Sure, you could of course add foam but would that really be realistic. I would primarily try two things. First would be to make a darken mask over the area covered by water. Secondly try and remove some of the specularity of the land (if possible). Another thing you could try would be too increasing the refraction more quickly (by changing the depth factor). I’m not entirely sure if a sharpen edge should be apparent, perhaps it’s better if it’s diffuse.

I would just like to say that I really love your water, especially the waves looks very nice.

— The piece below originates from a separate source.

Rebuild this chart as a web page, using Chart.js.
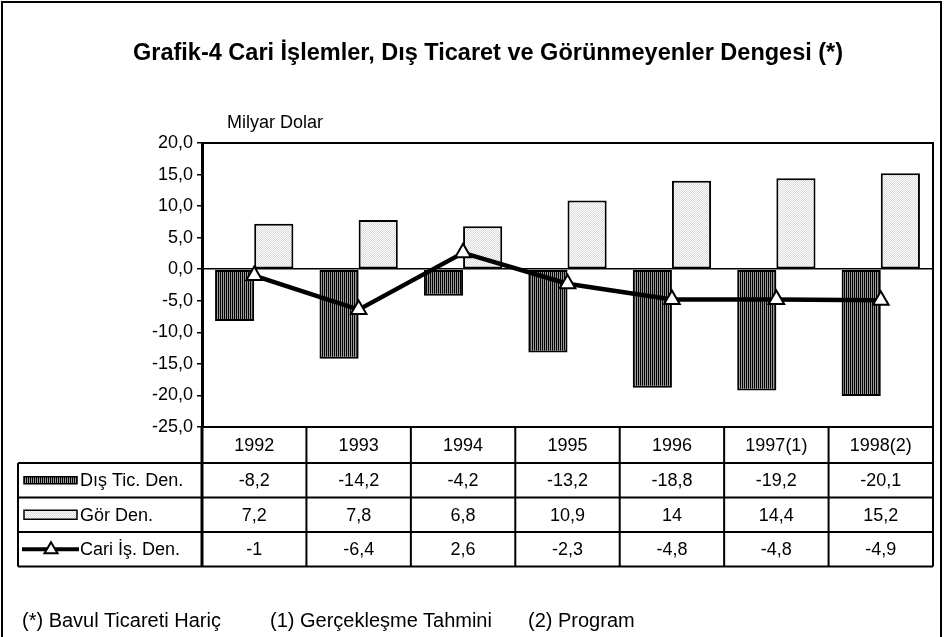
<!DOCTYPE html>
<html><head><meta charset="utf-8">
<script src="https://cdn.jsdelivr.net/npm/chart.js@4.4.1/dist/chart.umd.min.js"></script>
<style>
html,body{margin:0;padding:0;background:#fff;}
#wrap{position:relative;width:944px;height:637px;overflow:hidden;font-family:"Liberation Sans",Arial,sans-serif;color:#000;}
#frame{position:absolute;left:1px;top:1px;width:937px;height:700px;border:2px solid #000;box-sizing:content-box;}
#c{position:absolute;left:0;top:0;}
.t{position:absolute;white-space:nowrap;}
#title{left:133px;top:41px;font-weight:bold;font-size:23.5px;line-height:23px;}
#unit{left:227px;top:113px;font-size:18px;line-height:18px;}
.fn{top:610px;font-size:20px;line-height:20px;}
</style></head>
<body><div id="wrap">
<div id="frame"></div>
<canvas id="c" width="944" height="637"></canvas>
<div class="t" id="title">Grafik-4 Cari İşlemler, Dış Ticaret ve Görünmeyenler Dengesi (*)</div>
<div class="t" id="unit">Milyar Dolar</div>
<div class="t fn" style="left:22px">(*) Bavul Ticareti Hariç</div>
<div class="t fn" style="left:270px">(1) Gerçekleşme Tahmini</div>
<div class="t fn" style="left:528px">(2) Program</div>
</div>
<script>
// ---- data ----
const categories = ['1992','1993','1994','1995','1996','1997(1)','1998(2)'];
const disTicDen = [-8.2,-14.2,-4.2,-13.2,-18.8,-19.2,-20.1];
const gorDen = [7.2,7.8,6.8,10.9,14,14.4,15.2];
const cariIsDen = [-1,-6.4,2.6,-2.3,-4.8,-4.8,-4.9];
const seriesNames = ['Dış Tic. Den.','Gör Den.','Cari İş. Den.'];
const yMin = -25, yMax = 20, yStep = 5;

// ---- patterns ----
function makePattern(w,h,cells){
  const pc=document.createElement('canvas');pc.width=w;pc.height=h;
  const g=pc.getContext('2d');
  for(let y=0;y<h;y++)for(let x=0;x<w;x++){g.fillStyle=cells[y][x];g.fillRect(x,y,1,1);}
  return g.createPattern(pc,'repeat');
}
const ctx=document.getElementById('c').getContext('2d');
const stripe = makePattern(2,1,[['#000','#9a9a9a']]);
const dots = makePattern(2,2,[['#ffffff','#d8d8d8'],['#d8d8d8','#ffffff']]);

const fmt = v => String(v).replace('.',',');
const FONT = '"Liberation Sans", Arial, sans-serif';

const tablePlugin = {
  id:'tablePlugin',
  afterDraw(chart){
    const c=chart.ctx, ca=chart.chartArea, xs=chart.scales.x;
    const half=(xs.getPixelForValue(1)-xs.getPixelForValue(0))/2;
    const legLeft=18, headerBottom=ca.bottom+36, rowH=34.5;
    const rows=[headerBottom, headerBottom+rowH, headerBottom+2*rowH, headerBottom+3*rowH];
    const tableBottom=rows[3];
    c.save();
    c.strokeStyle='#000';
    c.lineWidth=2;
    c.beginPath();
    c.moveTo(ca.left,ca.top);c.lineTo(ca.right,ca.top);c.lineTo(ca.right,tableBottom);
    c.stroke();
    c.beginPath();
    c.moveTo(ca.left,ca.bottom);c.lineTo(ca.right,ca.bottom);
    rows.forEach(y=>{c.moveTo(legLeft,y);c.lineTo(ca.right,y);});
    c.moveTo(legLeft,rows[0]);c.lineTo(legLeft,tableBottom);
    for(let i=1;i<categories.length;i++){
      const x=xs.getPixelForValue(i)-half;
      c.moveTo(x,ca.bottom);c.lineTo(x,tableBottom);
    }
    c.stroke();
    c.lineWidth=3;
    c.beginPath();c.moveTo(ca.left,ca.bottom);c.lineTo(ca.left,tableBottom);c.stroke();
    c.fillStyle='#000';c.font='18px '+FONT;c.textAlign='center';c.textBaseline='middle';
    categories.forEach((lab,i)=>{c.fillText(lab,xs.getPixelForValue(i),(ca.bottom+headerBottom)/2+1);});
    const series=[disTicDen,gorDen,cariIsDen];
    series.forEach((arr,r)=>{
      const yc=(rows[r]+rows[r+1])/2+1;
      arr.forEach((v,i)=>c.fillText(fmt(v),xs.getPixelForValue(i),yc));
    });
    c.textAlign='left';
    seriesNames.forEach((n,r)=>c.fillText(n,80,(rows[r]+rows[r+1])/2+1));
    let yc=(rows[0]+rows[1])/2;
    c.fillStyle=stripe;c.fillRect(24,yc-3.5,53,7);c.lineWidth=1.5;c.strokeRect(24,yc-3.5,53,7);
    yc=(rows[1]+rows[2])/2;
    c.fillStyle=dots;c.fillRect(24,yc-4.5,53,9);c.strokeRect(24,yc-4.5,53,9);
    yc=(rows[2]+rows[3])/2;
    c.lineWidth=4;c.beginPath();c.moveTo(22,yc);c.lineTo(79,yc);c.stroke();
    c.lineWidth=2;c.fillStyle='#fff';c.beginPath();
    c.moveTo(51,yc-7);c.lineTo(57.5,yc+4);c.lineTo(44.5,yc+4);c.closePath();c.fill();c.stroke();
    c.restore();
  }
};

new Chart(ctx,{
  data:{
    labels:categories,
    datasets:[
      {type:'bar',label:seriesNames[0],data:disTicDen,backgroundColor:stripe,borderColor:'#000',borderWidth:2,borderSkipped:false,order:2,categoryPercentage:0.75,barPercentage:1},
      {type:'bar',label:seriesNames[1],data:gorDen,backgroundColor:dots,borderColor:'#000',borderWidth:2,borderSkipped:false,order:2,categoryPercentage:0.75,barPercentage:1},
      {type:'line',label:seriesNames[2],data:cariIsDen,borderColor:'#000',borderWidth:4.5,tension:0,pointStyle:'triangle',pointRadius:9,pointBackgroundColor:'#fff',pointBorderColor:'#000',pointBorderWidth:2,order:0}
    ]
  },
  options:{
    responsive:false,animation:false,
    layout:{padding:{top:143,right:10,bottom:210,left:0}},
    plugins:{legend:{display:false},tooltip:{enabled:false},title:{display:false}},
    scales:{
      x:{display:false,offset:true},
      y:{
        min:yMin,max:yMax,
        afterFit(s){s.width=202;},
        ticks:{stepSize:yStep,color:'#000',font:{family:FONT,size:18},padding:4,callback:v=>v.toFixed(1).replace('.',',')},
        grid:{drawOnChartArea:true,color:c=>c.tick&&c.tick.value===0?'#000':'rgba(0,0,0,0)',lineWidth:1.5,tickColor:'#000',tickLength:5,tickWidth:1.5},
        border:{display:true,color:'#000',width:3}
      }
    }
  },
  plugins:[tablePlugin]
});
</script>
</body></html>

This picture show the lesser specularity on the ground I was talking about.
http://www.galleri.andeoliv.com/lake3a.jpg

This picture show the darker (in this case because of mud)
http://privat.sommarskog.se/Argentina/Mellan/Flamingos/736-first-lake.JPG

Now I'm assuming that this is a lake, from what I can see in the picture. If it is ocean meeting land I would use foam.
Nice water!

It might help if your underwater fog was more dense. You rarely see water that clear in real life, which is one of the reasons the underwater ground is darker. Also it looks like you are not fogging the water surface, so it doesn't blend into the terrain in the distance. There's some aliasing from the high frequency normals in the distance, you can reduce that by scaling distortion inversely with the camera distance.
How about a caustic effect? Something like this little trick would distinguish the lakebed from dry land with dynamic lighting. I used something similar to good effect in an old class project and I found it to be cheap and effective.
Off topic, but:
If you are using light scattering (at least, it looks like you do), you should also apply this to the water surface.